Perdón significa exactamente eso súper-regalo.
Pero
a nosotros, nos fascina complicar la ruta hacia la vida eterna. Necesitamos lo
difícil, lo complicado, lo inalcanzable, lo raro, lo espectacularmente arduo:
que es decir “echa a andar”. (Sin darnos cuenta que, aun cuando si es más
difícil, para Jesús no hay imposibles: Él lo subdivide en tres pasos (1. Ponte
en pie, 2. Coge tu camilla y 3. Vete a tu casa); y lo que era -prácticamente
imposible- lo vuelve sencillo, des complicado, alcanzable).
Jesús-Dios,
porque es el Hijo de Dios, pero que es totalmente hombre -porque así es la
Misericordia Divina- ha recibido toda esta facultad liberadora, para que
nosotros podemos identificar su Ser-Hijo-de-Dios.
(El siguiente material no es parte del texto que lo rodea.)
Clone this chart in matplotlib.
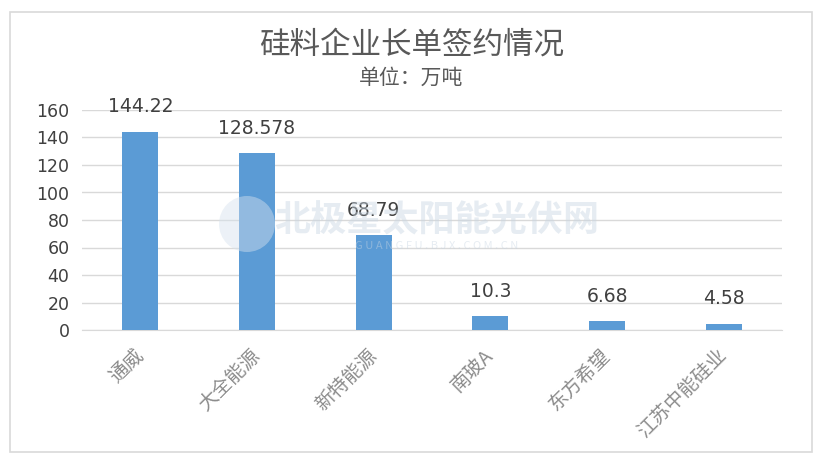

Jesús no tenía por qué darles
gusto a los escribas criticones, no lo hizo para desmentirlos -como no se puso
a desmentir a los que, una vez crucificado le decían “Si eres Hijo de Dios,
sálvate a ti mismo” (Mt 27, 40efg)- lo hizo para que nosotros pudiéramos
reconocerlo, seguirlo y en ese seguimiento proclamarlo y podernos entregarnos a
Él, como hermanos, hijos del mismo Padre. ¡Ese es el Súper-Regalo!